I can not help but say, your husband needs to step up to the f'ing plate!!!!!!!!!  ARGHHHH husbands who think spending time with THEIR child is babysitting annoys the crap out of me!!!!!!!!!  If you feel you dont have one ounce of support and you are married to and live with the father of your baby then there is a SERIOUS problem!  My husband works 6 days a week too.  I work on a Sunday (his day off) and on his day off he spends the whole day with 1 year old DD, takes her out to the beach, zoo, into the city etc oh AND on the two days I work during the week he picks her up after he finishes work and brings her home, takes her to the park, feeds and baths her untill I get home AND NO he does not consider this babysitting, he is her freaking father!

You need to have a one to one with your husband!

ETA - Sorry I just re-read my post and realised that it was quite harsh re your DH and I wasnt trying to rub it in your face what a husband should do...but in all honesty I think that it is normal for a husband to do those things and think its important that you realise it so that maybe you can change the dynamics in your household as it seems that clearly you are unhappy.

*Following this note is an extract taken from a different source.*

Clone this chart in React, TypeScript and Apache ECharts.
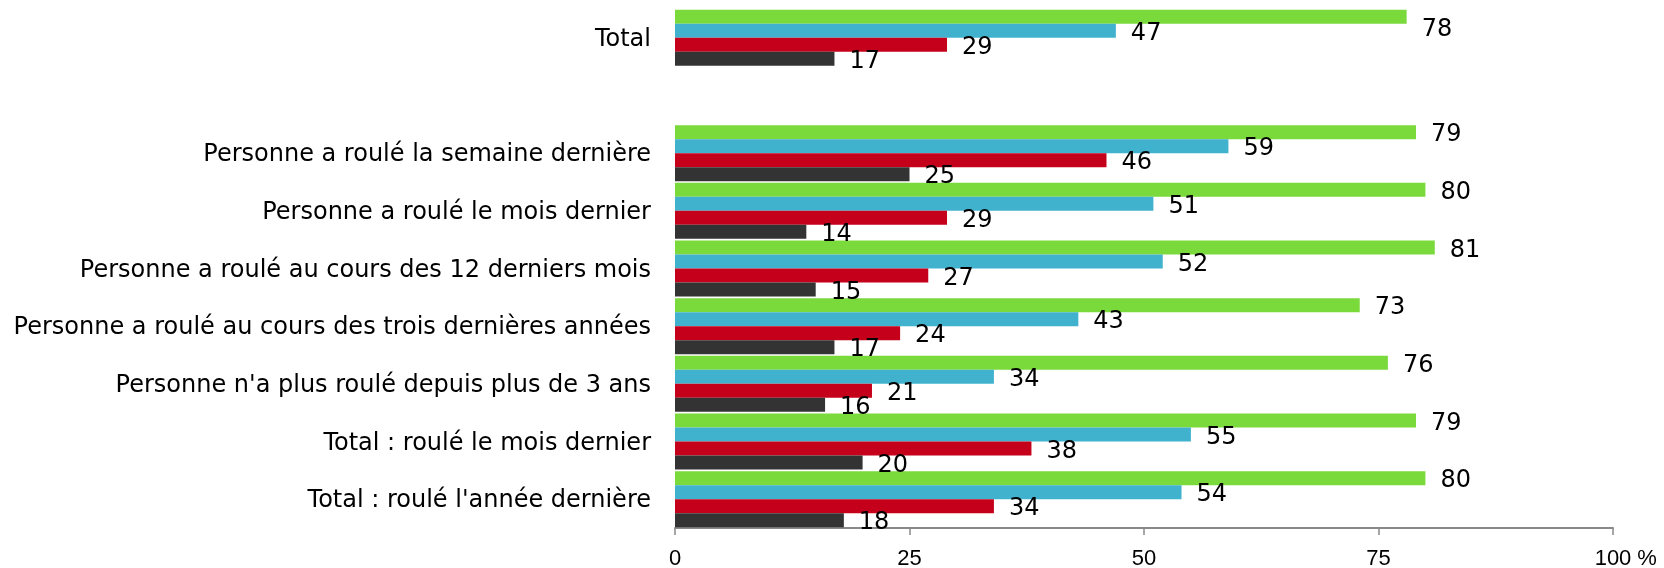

Edited by newmummy2009, 27 February 2010 - 08:30 AM.


#75 zibble

Posted 27 February 2010 - 08:22 AM

I think wanting her mum to babysit is only part of the problem here so complaining about DH isn’t going to help. I could be wrong I think it’s more about being upset and disappointed in how her mum so showing no interest her granddaughter especially when they were so close before. This would be really hurtful.  I can’t believe people are saying that there are others worse off and get over it (I hate this argument as you can say it about ANY situation). Where is the sympathy? No wonder OP reacted like she did. Having Grandparents babysitting isn’t always about allowing you to do what you want but for the kids and grandparents to establish a relationship together. I think this is really important. How is this going to happen if the Grandparents rarely see them or take an interest in them?